Meeting at Ohio State
We had another excellent meeting of our “Ohio thorium” group again at Ohio State University on Tuesday, August 8th, 2006.
Early that morning, Ray Beach, Al Juhasz, and I drove from Cleveland to Columbus. Chuck Alexander and Eugenio Villeseca from Cleveland State were on the road doing the same thing.
We arrived at OSU and met in the reactor building which was fairly close to campus. I had never been that close to an actual operating nuclear reactor before, which was very exciting. We were greeted by Dr. Tom Blue of OSU and some of his colleagues, including Dr. Tunc Aldemir, Dr. Richard Denning, and Dr. Richard Christensen. Several of Dr. Blue’s students joined us as well.
Ray Beach first discussed possible funding opportunities that may open up through NASA’s JANUS program, and there was great interest among all the participants in how to configure the research plan to support this goal.
I then spoke on thorium and thorium energy cycles in general, and then specifically on the liquid-fluoride reactor as an optimal thorium burner. One of the slides that I showed that caught the interest of the group showed the layout of the old MSRE reactor building. They saw how the reactor vessel drained into several “drain” tanks, and I told them stories that I had heard from ORNL personnel how they would drain the reactor on a Friday and then come in on a Monday, thaw it out, and start it up again. Such a capability would probably be particularly attractive in a university research reactor considering their limited budgets and personnel.
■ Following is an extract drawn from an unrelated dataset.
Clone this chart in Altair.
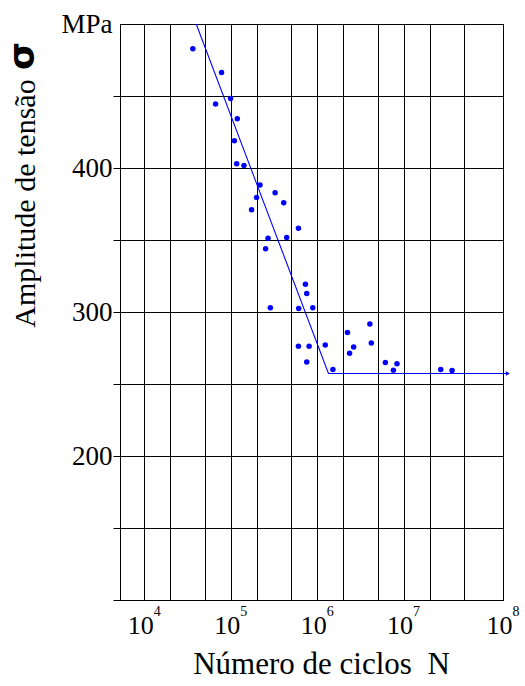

Dr. Greg Washington then joined us and Dr. Blue asked that we briefly rehearse our earlier talks, which we tried to do. Dr. Washington asked a number of good questions and seemed particularly interested in the possibility of building a small LFR as a research reactor at OSU.
We then took a tour of the OSU reactor. It is a pool-type reactor built in a large concrete vessel. The concrete is several feet thick at the base and is penetrated by a number of “beam ports” to enable experiments to be exposed to the internals of the reactor. Ascending a staircase, we were able to look down into the reactor from the top of the pool. The active core itself didn’t look to be much bigger than an egg crate. There were several control rod drives that penetrated the active core and reached up all the way to the top of the pool. The reactor was shut down at the time and the operators there explained how they would maneuver sampling systems over to areas near the core for testing. We also got to see pictures of the Cerenkov glow of the reactor when it is in operation.
After leaving the top of the pool, we were shown the small control room where the reactor was operated. I was very impressed with the built-in sequencing of the reactor operations, and how an inadvertent operation would trigger a scram and shutdown. I had thought how beneficial it would be to students to gain experience starting and operating an actual reactor.
After lunch, we heard talks from Dr. Al Juhasz on power conversion systems and we also heard from several of the OSU faculty on their current research.